Every day a cause for celebration

The couple was married thirty four years ago today.  No Guinness record set by this, but a cause for celebration nonetheless.  The anniversary presents an opportunity to pause and reflect on all the many blessings (too many to count) that God has bestowed upon this family and to express gratitude to the source of this love.  And wonder will find its way into the thoughts of the couple of what they ever did to deserve such favor.  The only truthful answer is that God loved them first and seeks only that this love be made manifold and generously shared.

So it is that to those to whom much is given, much is expected.  The good news is that this expectation does not bring with it a burden.  It is rather an exhortation to come to understand that these gifts that God showers upon us are intended to be shared with others and will only attain their full measure when given away.  It is within the family, the domestic church, that this seeming paradox is most evident.  It is within the family that we first come to truly trust in God’s providence.

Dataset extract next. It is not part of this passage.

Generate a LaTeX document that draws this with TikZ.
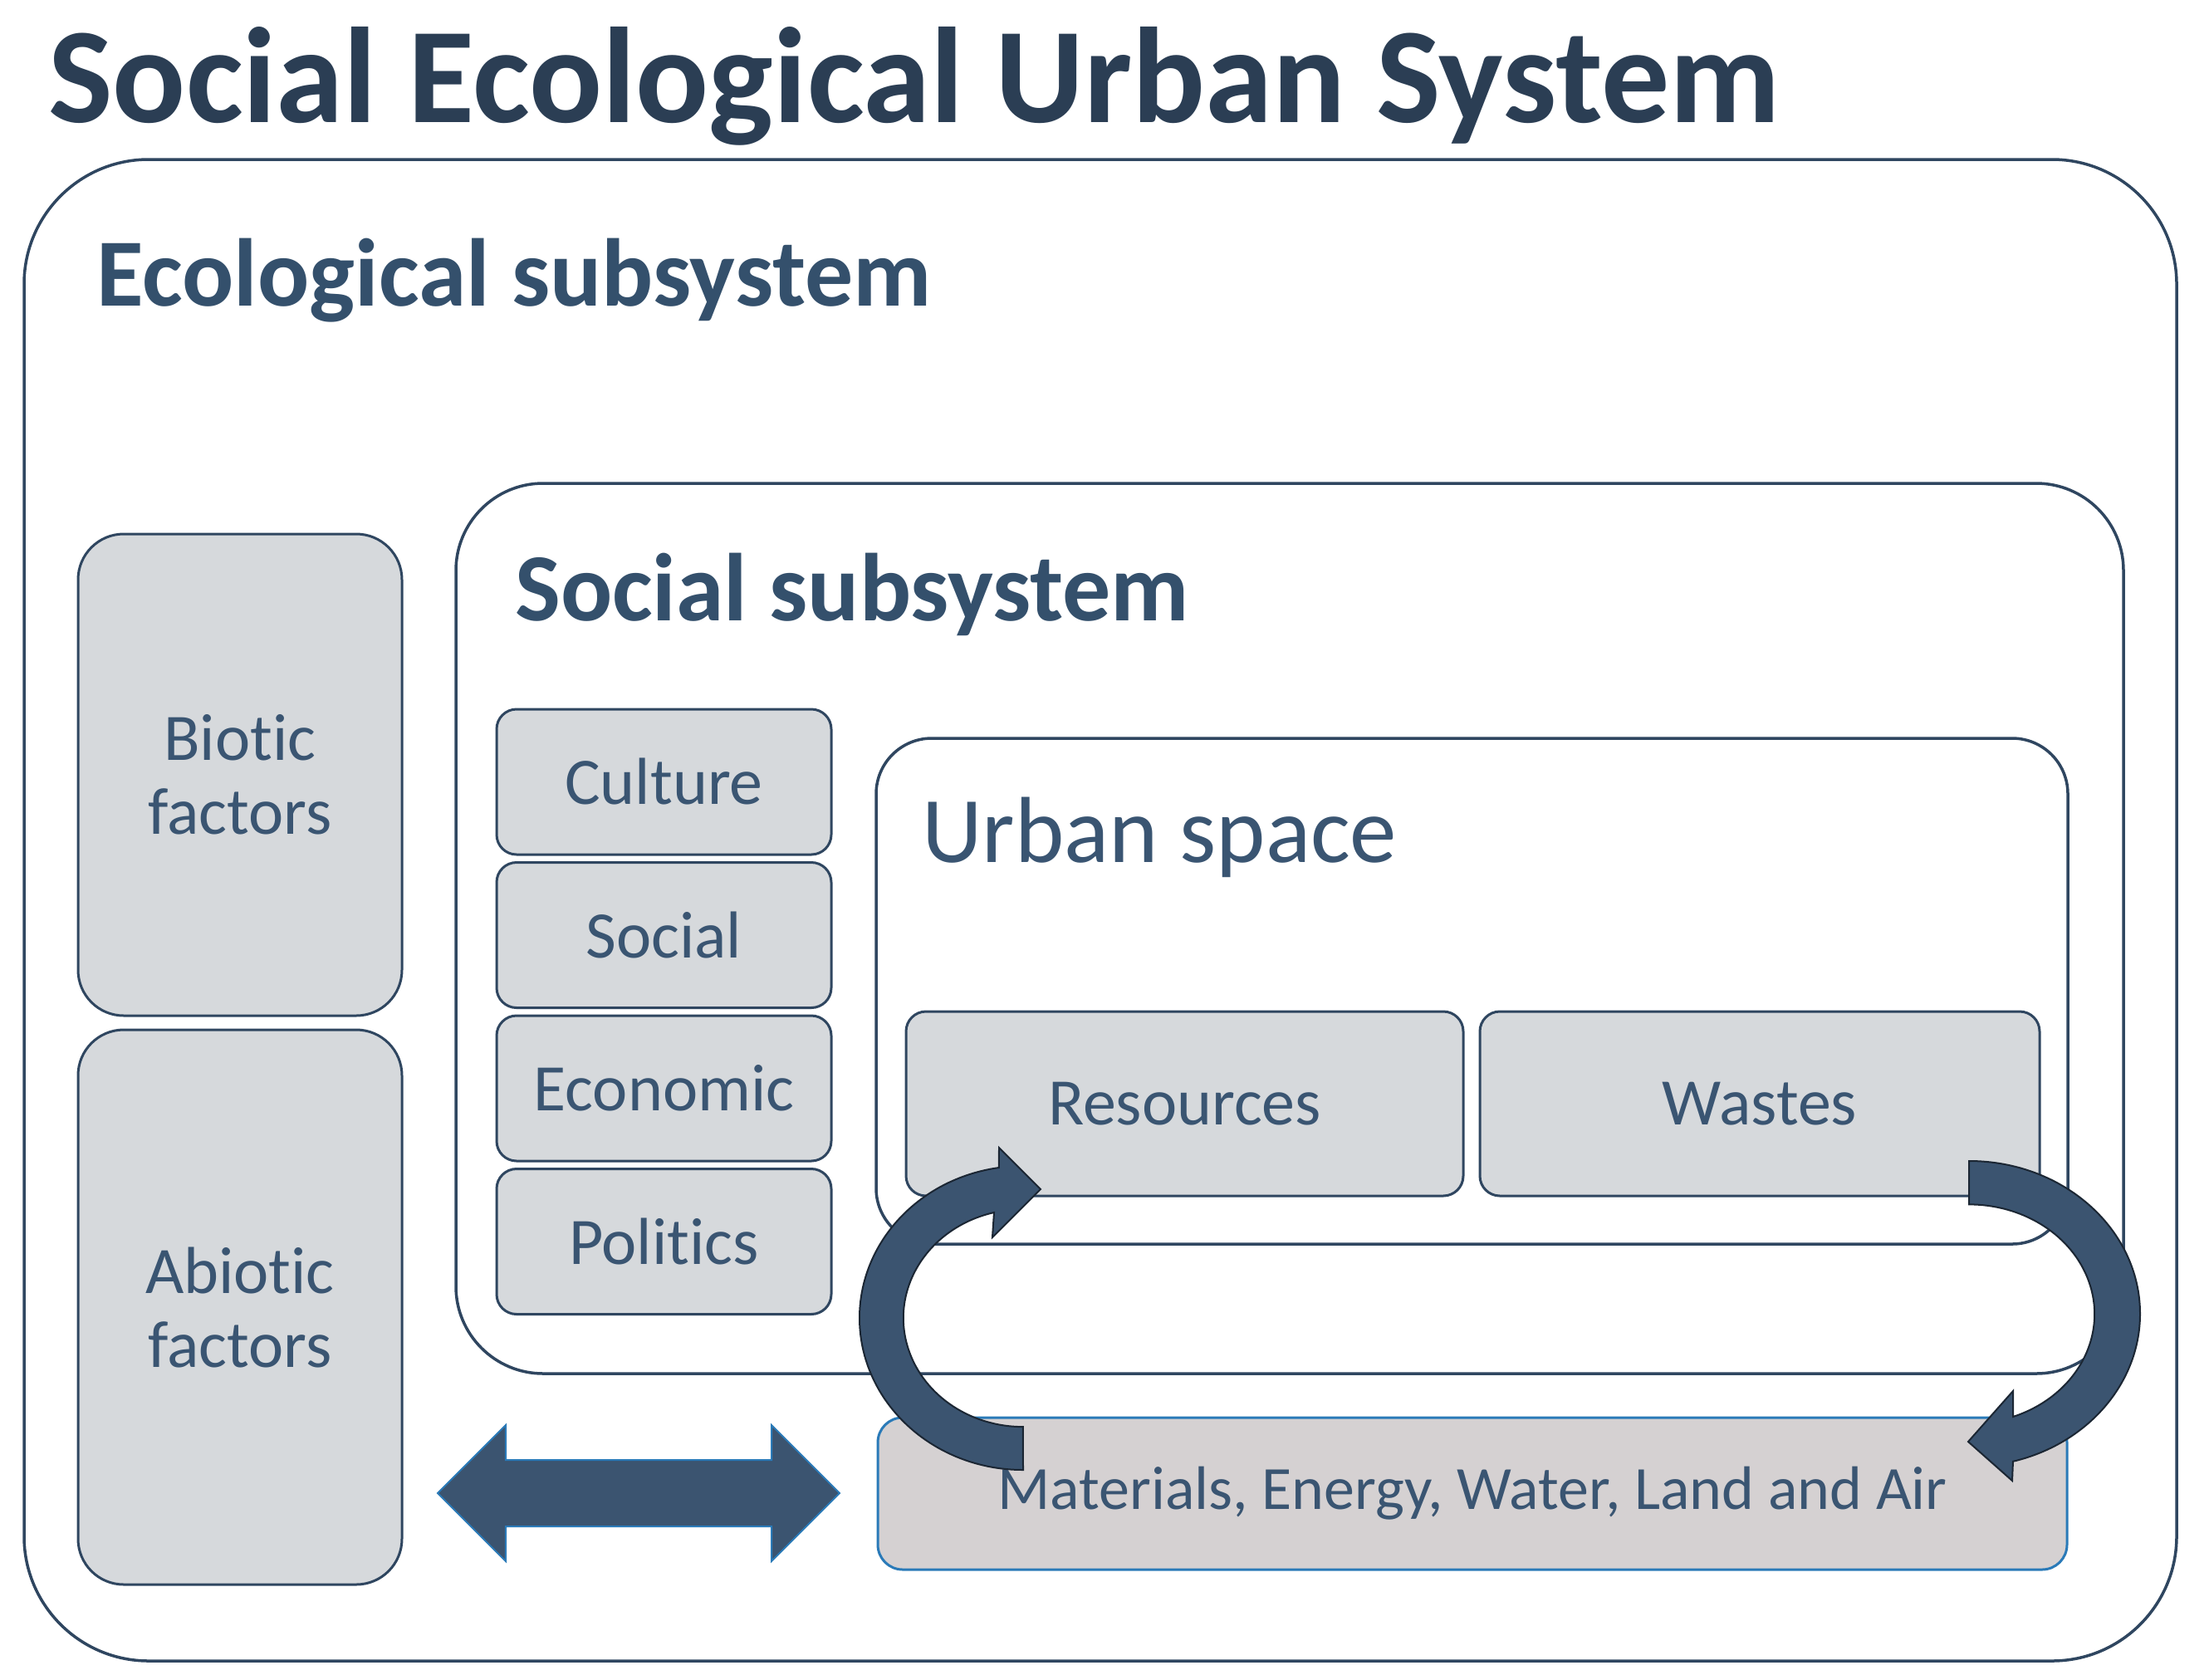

This is what makes the parish family, our faith community, the dynamic treasure that it is.  On any given day within the parish, a wedding anniversary occurs . . . or a marriage . . . or a birth . . . or a baptism . . . or a celebration of life within a Resurrection Mass.  On these hallowed occasions the graces that our Lord confers upon the family spill over, splash over and generally wash over all who are present with collateral blessings.  To be a guest is to be invited to a much grander banquet than the invitation would suggest.  It is God’s intention that the generosity of his love, which is the main course of the feast, be known.  We should therefore not be taken by surprise when we come away from these celebrations feeling nourished and fulfilled although we had thought of ourselves as mere witnesses.

The Sunday celebration of the Eucharist is, of course, the “source and summit” of all of our celebrations.  I say, “of course”, because I know that the Mass, being regularly attended as it should be, can seem to become routine, ordinary and commonplace; hardly a celebration at all.  In light of the thanksgiving liturgy that the Eucharist actually is, we must always be looking at this parish family gathering as the grand banquet spread before us by our Lord who showers us with his love, making all of our other wonder-filled family celebrations possible.

Each day, therefore, the parish celebrates the life within it that is lived out in its families and shared and witnessed by the community.  This is the reason to belong to a parish.  That we might give and that we might receive the lifeblood of the Church; the shared love of Jesus Christ, who loves us first.